Repeat every line of the listing below exactly, minus the pictures.

--- Start ---

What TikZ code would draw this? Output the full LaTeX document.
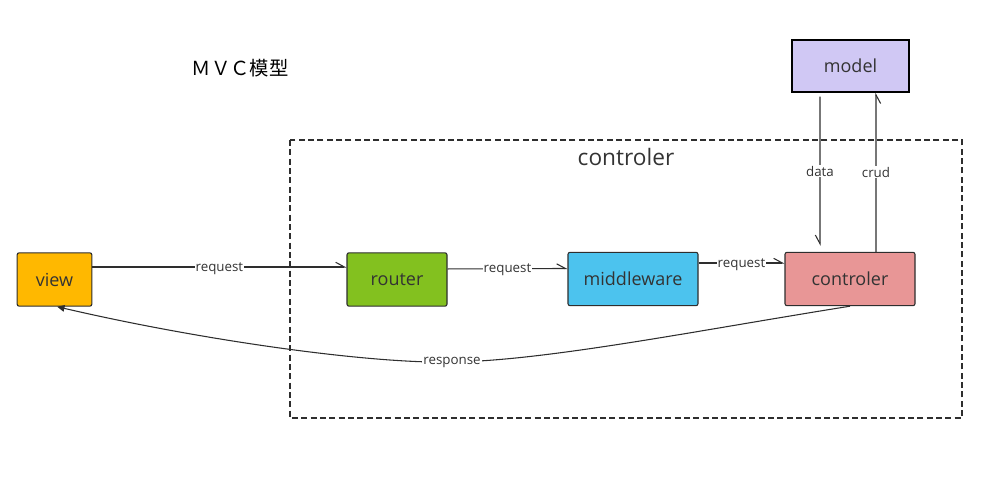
\documentclass[tikz,border=0pt]{standalone}
\usepackage{fontspec}
\setmainfont{Open Sans}
\newfontfamily\cjk{Noto Sans CJK SC}
\usetikzlibrary{arrows.meta,calc}

\definecolor{txtgray}{HTML}{333333}
\definecolor{linegray}{HTML}{2E2E2E}
\definecolor{viewcol}{HTML}{FFB800}
\definecolor{routercol}{HTML}{83C11F}
\definecolor{midcol}{HTML}{4CC3EE}
\definecolor{ctrlcol}{HTML}{E89696}
\definecolor{modelcol}{HTML}{D0C8F4}

\tikzset{
    box/.style={draw=linegray, line width=0.8pt, rounded corners=1.5pt, text=txtgray, minimum height=40pt,
        font=\fontsize{13.5}{15}\selectfont},
    lbl/.style={fill=white, inner sep=0.8pt, text=txtgray, font=\fontsize{10}{11}\selectfont},
    arrL/.style={draw=linegray, line width=0.8pt, -{Straight Barb[left, length=6.5pt, width=7pt]}},
    arrR/.style={draw=linegray, line width=0.8pt, -{Straight Barb[right, length=6.5pt, width=7pt]}}
}

\begin{document}
\begin{tikzpicture}[x=0.75pt, y=-0.75pt]
    \useasboundingbox (0,0) rectangle (994,478);

    % Title
    \node[text=black, font=\cjk\fontsize{14.5}{16}\selectfont] (title) at (240,68) {ＭＶＣ模型};

    % Controller frame
    \draw[linegray, line width=0.9pt, dash pattern=on 4.5pt off 2.5pt] (290,140) rectangle (962,418);
    \node[text=txtgray, font=\fontsize{17}{19}\selectfont] (frame) at (626,157) {controler};

    % Boxes
    \node[box, fill=viewcol, minimum width=56pt] (view) at (54.5,279.5) {view};
    \node[box, fill=routercol, minimum width=75pt] (router) at (397,279.5) {router};
    \node[box, fill=midcol, minimum width=97.5pt] (mid) at (633,279) {middleware};
    \node[box, fill=ctrlcol, minimum width=97.5pt] (ctrl) at (850,279) {controler};
    \node[box, fill=modelcol, draw=black, line width=1.1pt, rounded corners=0pt, minimum width=88pt, minimum height=39pt] (model) at (850.5,66) {model};

    % Requests
    \draw[arrL] ([yshift=9.4pt]view.east) -- node[lbl, yshift=-1pt] {request} ([yshift=9.4pt]router.west);
    \draw[arrL] ([yshift=7.9pt]router.east) -- node[lbl, yshift=-1pt] {request} ([yshift=7.9pt]mid.west);
    \draw[arrL] ([yshift=12pt]mid.east) -- node[lbl, yshift=-1pt] {request} ([yshift=12pt]ctrl.west);

    % Model links
    \draw[arrR] ([xshift=-22.9pt,yshift=-3pt]model.south) -- node[lbl] {data} ([xshift=-22.5pt,yshift=4.5pt]ctrl.north);
    \draw[arrR] ([xshift=19.5pt]ctrl.north) -- node[lbl] {crud} ([xshift=19.1pt]model.south);

    % Response
    \draw[draw=linegray, line width=0.8pt, -{Triangle[length=5.5pt, width=5pt]}] (ctrl.south)
        .. controls (700,330) and (545,361) .. (452,362) node[lbl] {response}
        .. controls (370,364) and (200,340) .. ([xshift=2pt]view.south);
\end{tikzpicture}
\end{document}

--- End ---

§ **Solved exercise**
What TikZ code would draw this? Output the full LaTeX document.
\documentclass[tikz,border=0pt]{standalone}
\usepackage{fontspec}
\setmainfont{Open Sans}
\newfontfamily\cjk{Noto Sans CJK SC}
\usetikzlibrary{arrows.meta,calc}

\definecolor{txtgray}{HTML}{333333}
\definecolor{linegray}{HTML}{2E2E2E}
\definecolor{viewcol}{HTML}{FFB800}
\definecolor{routercol}{HTML}{83C11F}
\definecolor{midcol}{HTML}{4CC3EE}
\definecolor{ctrlcol}{HTML}{E89696}
\definecolor{modelcol}{HTML}{D0C8F4}

\tikzset{
    box/.style={draw=linegray, line width=0.8pt, rounded corners=1.5pt, text=txtgray, minimum height=40pt,
        font=\fontsize{13.5}{15}\selectfont},
    lbl/.style={fill=white, inner sep=0.8pt, text=txtgray, font=\fontsize{10}{11}\selectfont},
    arrL/.style={draw=linegray, line width=0.8pt, -{Straight Barb[left, length=6.5pt, width=7pt]}},
    arrR/.style={draw=linegray, line width=0.8pt, -{Straight Barb[right, length=6.5pt, width=7pt]}}
}

\begin{document}
\begin{tikzpicture}[x=0.75pt, y=-0.75pt]
    \useasboundingbox (0,0) rectangle (994,478);

    % Title
    \node[text=black, font=\cjk\fontsize{14.5}{16}\selectfont] (title) at (240,68) {ＭＶＣ模型};

    % Controller frame
    \draw[linegray, line width=0.9pt, dash pattern=on 4.5pt off 2.5pt] (290,140) rectangle (962,418);
    \node[text=txtgray, font=\fontsize{17}{19}\selectfont] (frame) at (626,157) {controler};

    % Boxes
    \node[box, fill=viewcol, minimum width=56pt] (view) at (54.5,279.5) {view};
    \node[box, fill=routercol, minimum width=75pt] (router) at (397,279.5) {router};
    \node[box, fill=midcol, minimum width=97.5pt] (mid) at (633,279) {middleware};
    \node[box, fill=ctrlcol, minimum width=97.5pt] (ctrl) at (850,279) {controler};
    \node[box, fill=modelcol, draw=black, line width=1.1pt, rounded corners=0pt, minimum width=88pt, minimum height=39pt] (model) at (850.5,66) {model};

    % Requests
    \draw[arrL] ([yshift=9.4pt]view.east) -- node[lbl, yshift=-1pt] {request} ([yshift=9.4pt]router.west);
    \draw[arrL] ([yshift=7.9pt]router.east) -- node[lbl, yshift=-1pt] {request} ([yshift=7.9pt]mid.west);
    \draw[arrL] ([yshift=12pt]mid.east) -- node[lbl, yshift=-1pt] {request} ([yshift=12pt]ctrl.west);

    % Model links
    \draw[arrR] ([xshift=-22.9pt,yshift=-3pt]model.south) -- node[lbl] {data} ([xshift=-22.5pt,yshift=4.5pt]ctrl.north);
    \draw[arrR] ([xshift=19.5pt]ctrl.north) -- node[lbl] {crud} ([xshift=19.1pt]model.south);

    % Response
    \draw[draw=linegray, line width=0.8pt, -{Triangle[length=5.5pt, width=5pt]}] (ctrl.south)
        .. controls (700,330) and (545,361) .. (452,362) node[lbl] {response}
        .. controls (370,364) and (200,340) .. ([xshift=2pt]view.south);
\end{tikzpicture}
\end{document}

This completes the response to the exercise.